Task details –
Write out each line exactly as given. Leave the pictures out of your copy.

Dataset excerpt –
####################

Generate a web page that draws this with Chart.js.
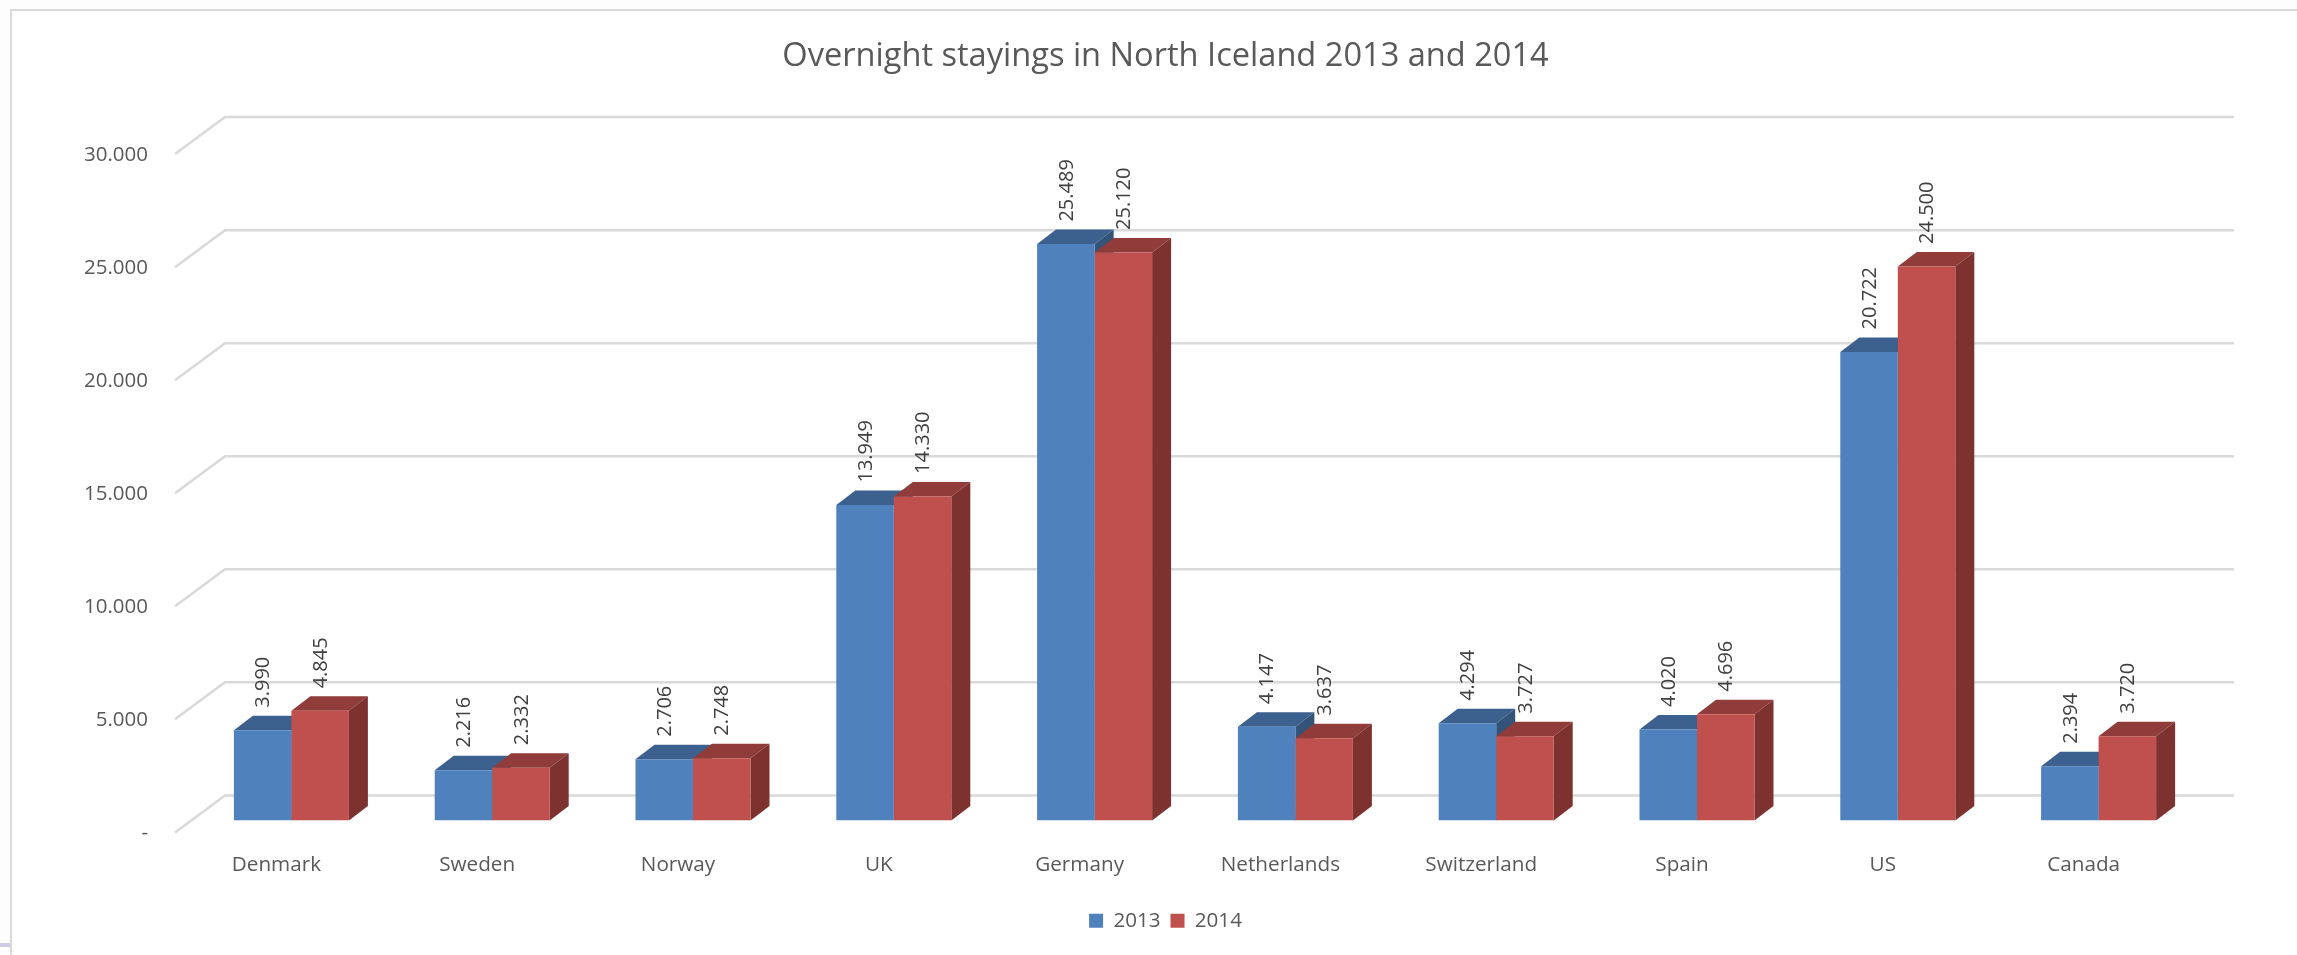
<!DOCTYPE html>
<html><head><meta charset="utf-8">
<style>html,body{margin:0;padding:0;background:#fff}#w{position:absolute;left:0;top:0;width:2297px;height:955px}</style>
<script src="https://cdn.jsdelivr.net/npm/chart.js@4/dist/chart.umd.min.js"></script>
</head><body><div id="w"><canvas id="c"></canvas></div>
<script>
const categories=["Denmark","Sweden","Norway","UK","Germany","Netherlands","Switzerland","Spain","US","Canada"];
const values2013=[3990,2216,2706,13949,25489,4147,4294,4020,20722,2394];
const values2014=[4845,2332,2748,14330,25120,3637,3727,4696,24500,3720];
const seriesNames=["2013","2014"];
const FONT='"Open Sans"';
const fmt=v=>v===0?'-':(v/1000).toFixed(3);
const palette=[{f:'#4f81bd',t:'#3c618e',s:'#335478'},{f:'#c0504d',t:'#903c3a',s:'#7d3230'}];
const DX=19,DY=14.5,WALL=25,STUBX=50;
const stage={id:'stage',
 afterLayout(ch){
  // title and legend sit centred on the plot, not on the axis box
  [ch.titleBlock,ch.legend].forEach(b=>{b.left+=49;b.right+=49;});
 },
 beforeDraw(ch){const c=ch.ctx;c.save();
  c.fillStyle='#fdfdfd';c.fillRect(0,0,ch.width,ch.height);
  c.fillStyle='#fff';c.fillRect(11,10,ch.width-11,ch.height-10);
  c.fillStyle='#cfcbe4';c.fillRect(0,943,10,4);
  c.strokeStyle='#d9d9d9';c.lineWidth=2;
  c.beginPath();c.moveTo(11,955);c.lineTo(11,10);c.lineTo(2297,10);c.stroke();
  c.restore();},
 beforeDatasetsDraw(ch){const c=ch.ctx,y=ch.scales.y;c.save();
  c.strokeStyle='#d9d9d9';c.lineWidth=2.5;
  y.ticks.forEach(t=>{const p=y.getPixelForValue(t.value);
   c.beginPath();c.moveTo(175,p+12);c.lineTo(225,p-WALL);c.lineTo(2234,p-WALL);c.stroke();});
  c.restore();
  // 3D sides of every bar, from the library's own bar elements
  [0,1].forEach(i=>{ch.getDatasetMeta(i).data.forEach(b=>{
    const l=b.x-b.width/2,r=b.x+b.width/2,top=b.y,base=b.base,col=palette[i];
    c.fillStyle=col.t;c.beginPath();c.moveTo(l,top);c.lineTo(l+DX,top-DY);c.lineTo(r+DX,top-DY);c.lineTo(r,top);c.fill();
    c.fillStyle=col.s;c.beginPath();c.moveTo(r,top);c.lineTo(r+DX,top-DY);c.lineTo(r+DX,base-DY);c.lineTo(r,base);c.fill();
  });});
 },
 afterDatasetsDraw(ch){const c=ch.ctx;c.save();
  c.fillStyle='#404040';c.font='20px '+FONT;c.textAlign='left';c.textBaseline='middle';
  [0,1].forEach(i=>{ch.getDatasetMeta(i).data.forEach((b,j)=>{
    c.save();c.translate(b.x+1,b.y-DY-8);c.rotate(-Math.PI/2);
    c.fillText(fmt(ch.data.datasets[i].data[j]),0,0);c.restore();});});
  c.restore();}
};
new Chart(document.getElementById('c'),{type:'bar',
 data:{labels:categories,datasets:[
  {label:seriesNames[0],data:values2013,backgroundColor:palette[0].f,categoryPercentage:.5727,barPercentage:1},
  {label:seriesNames[1],data:values2014,backgroundColor:palette[1].f,categoryPercentage:.5727,barPercentage:1}]},
 options:{responsive:true,maintainAspectRatio:false,animation:false,
  layout:{padding:{left:34,right:98,top:0,bottom:14}},
  plugins:{tooltip:{enabled:false},
   title:{display:true,text:'Overnight stayings in North Iceland 2013 and 2014',color:'#595959',font:{family:FONT,size:32.6,weight:'normal'},padding:{top:37.5,bottom:65.5}},
   legend:{position:'bottom',labels:{color:'#595959',font:{family:FONT,size:20.6},boxWidth:14,boxHeight:14,padding:10}}},
  scales:{
   x:{grid:{display:false},border:{display:false},
      afterFit(s){s.height=80;},
      ticks:{color:'#595959',font:{family:FONT,size:20.7},labelOffset:-15,padding:24,maxRotation:0,autoSkip:false}},
   y:{min:0,max:30000,grid:{display:false},border:{display:false},
      afterFit(s){s.width=157;},
      ticks:{stepSize:5000,color:'#595959',font:{family:FONT,size:20.5},labelOffset:13,padding:35,callback:v=>fmt(v)}}
  }},
 plugins:[stage]});
</script></body></html>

####################

Solution to this problem –
Generate a web page that draws this with Chart.js.
<!DOCTYPE html>
<html><head><meta charset="utf-8">
<style>html,body{margin:0;padding:0;background:#fff}#w{position:absolute;left:0;top:0;width:2297px;height:955px}</style>
<script src="https://cdn.jsdelivr.net/npm/chart.js@4/dist/chart.umd.min.js"></script>
</head><body><div id="w"><canvas id="c"></canvas></div>
<script>
const categories=["Denmark","Sweden","Norway","UK","Germany","Netherlands","Switzerland","Spain","US","Canada"];
const values2013=[3990,2216,2706,13949,25489,4147,4294,4020,20722,2394];
const values2014=[4845,2332,2748,14330,25120,3637,3727,4696,24500,3720];
const seriesNames=["2013","2014"];
const FONT='"Open Sans"';
const fmt=v=>v===0?'-':(v/1000).toFixed(3);
const palette=[{f:'#4f81bd',t:'#3c618e',s:'#335478'},{f:'#c0504d',t:'#903c3a',s:'#7d3230'}];
const DX=19,DY=14.5,WALL=25,STUBX=50;
const stage={id:'stage',
 afterLayout(ch){
  // title and legend sit centred on the plot, not on the axis box
  [ch.titleBlock,ch.legend].forEach(b=>{b.left+=49;b.right+=49;});
 },
 beforeDraw(ch){const c=ch.ctx;c.save();
  c.fillStyle='#fdfdfd';c.fillRect(0,0,ch.width,ch.height);
  c.fillStyle='#fff';c.fillRect(11,10,ch.width-11,ch.height-10);
  c.fillStyle='#cfcbe4';c.fillRect(0,943,10,4);
  c.strokeStyle='#d9d9d9';c.lineWidth=2;
  c.beginPath();c.moveTo(11,955);c.lineTo(11,10);c.lineTo(2297,10);c.stroke();
  c.restore();},
 beforeDatasetsDraw(ch){const c=ch.ctx,y=ch.scales.y;c.save();
  c.strokeStyle='#d9d9d9';c.lineWidth=2.5;
  y.ticks.forEach(t=>{const p=y.getPixelForValue(t.value);
   c.beginPath();c.moveTo(175,p+12);c.lineTo(225,p-WALL);c.lineTo(2234,p-WALL);c.stroke();});
  c.restore();
  // 3D sides of every bar, from the library's own bar elements
  [0,1].forEach(i=>{ch.getDatasetMeta(i).data.forEach(b=>{
    const l=b.x-b.width/2,r=b.x+b.width/2,top=b.y,base=b.base,col=palette[i];
    c.fillStyle=col.t;c.beginPath();c.moveTo(l,top);c.lineTo(l+DX,top-DY);c.lineTo(r+DX,top-DY);c.lineTo(r,top);c.fill();
    c.fillStyle=col.s;c.beginPath();c.moveTo(r,top);c.lineTo(r+DX,top-DY);c.lineTo(r+DX,base-DY);c.lineTo(r,base);c.fill();
  });});
 },
 afterDatasetsDraw(ch){const c=ch.ctx;c.save();
  c.fillStyle='#404040';c.font='20px '+FONT;c.textAlign='left';c.textBaseline='middle';
  [0,1].forEach(i=>{ch.getDatasetMeta(i).data.forEach((b,j)=>{
    c.save();c.translate(b.x+1,b.y-DY-8);c.rotate(-Math.PI/2);
    c.fillText(fmt(ch.data.datasets[i].data[j]),0,0);c.restore();});});
  c.restore();}
};
new Chart(document.getElementById('c'),{type:'bar',
 data:{labels:categories,datasets:[
  {label:seriesNames[0],data:values2013,backgroundColor:palette[0].f,categoryPercentage:.5727,barPercentage:1},
  {label:seriesNames[1],data:values2014,backgroundColor:palette[1].f,categoryPercentage:.5727,barPercentage:1}]},
 options:{responsive:true,maintainAspectRatio:false,animation:false,
  layout:{padding:{left:34,right:98,top:0,bottom:14}},
  plugins:{tooltip:{enabled:false},
   title:{display:true,text:'Overnight stayings in North Iceland 2013 and 2014',color:'#595959',font:{family:FONT,size:32.6,weight:'normal'},padding:{top:37.5,bottom:65.5}},
   legend:{position:'bottom',labels:{color:'#595959',font:{family:FONT,size:20.6},boxWidth:14,boxHeight:14,padding:10}}},
  scales:{
   x:{grid:{display:false},border:{display:false},
      afterFit(s){s.height=80;},
      ticks:{color:'#595959',font:{family:FONT,size:20.7},labelOffset:-15,padding:24,maxRotation:0,autoSkip:false}},
   y:{min:0,max:30000,grid:{display:false},border:{display:false},
      afterFit(s){s.width=157;},
      ticks:{stepSize:5000,color:'#595959',font:{family:FONT,size:20.5},labelOffset:13,padding:35,callback:v=>fmt(v)}}
  }},
 plugins:[stage]});
</script></body></html>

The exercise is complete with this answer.